What kind of infrastructure is necessary for the development of better players in Korea?
   A close look at the 2010 World Cup reveals that the biggest difference between the best teams in the world and Korea is technique. This difference comes from a misguided focus that only encourages competition. Currently, the system for raising young players is similar to high school education in Korea. Young players are taught to follow and exactly copy a pass or a faking motion. This eliminates even the smallest possibility of using imagination to produce creative moves. The children should have fun when playing soccer in order to realize their full potential, instead of concentrating purely on the outcome of a game. They should be able to look at the best players in the world, try to imitate their techniques and, in the process, give birth to a new skill specifically fitted to their strengths.
   Another problem is that the current system to learn soccer is expensive and requires a lot of attention from parents. The parents have to pay a lot to have their child participate in a team and go through the training. They also have to drive the kids around to the practices and games. Even after having invested so much, they worry constantly and talk to the coaches often. These institutes should be a place to which parents can entrust their children. Having retired as the coach of the national team, I am putting much effort into creating this kind of infrastructure at the Yongin Football Club, where I am in charge.
 
                                                                  
 
Why did you choose to resign as the coach of the national team?
   Even before the World Cup started, I was planning to quit afterwards. In Korea, there are incidents of messy personnel changes because the old and the new compete for the position. I think, however, that the transition from the old to the new is only natural and should not be resisted. I am just trying to make a smooth transition from me to the next director, who will lead the team on a new road. I am satisfied with what I have done and have no regrets. As I have said before, I will make efforts to construct the infrastructure for young soccer players-to-be.

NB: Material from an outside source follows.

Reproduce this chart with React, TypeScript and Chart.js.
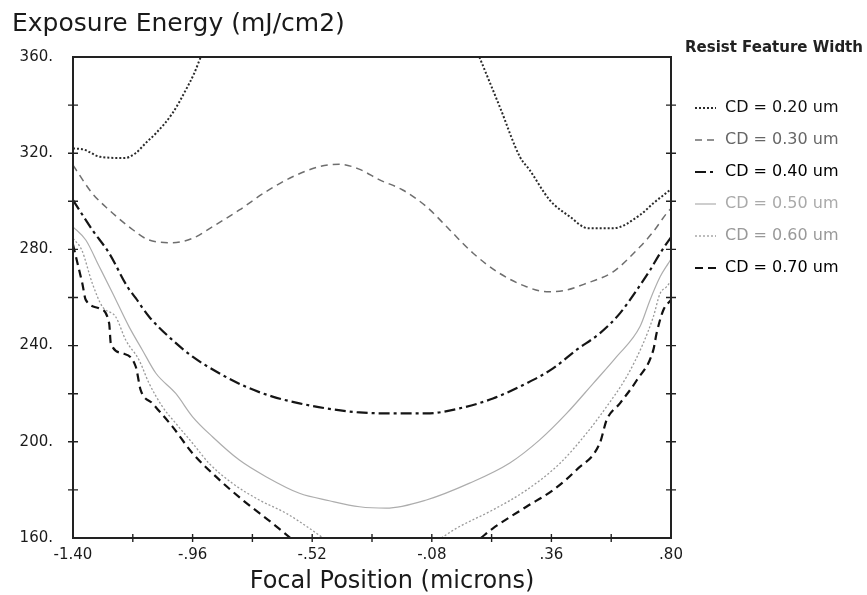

I have earned a lot through soccer and my entire life is based on it, so it is time that I give back to the society all that I have earned through it.
 
Any last words for Yonseians?
   Yonsei University has produced many talented people who have contributed to the development of countless areas in society. Yonseians today should have more pride in being a part of Yonsei and feel a duty to lead the country. I have heard that students today are more concerned about their individual comforts, like having a fine career or a posh car, and do not give a second thought about how to improve the society at large. Yonsei University is an institution that aspires to produce leaders who can think and act on a greater scale. Dream up ambitions to shape the world!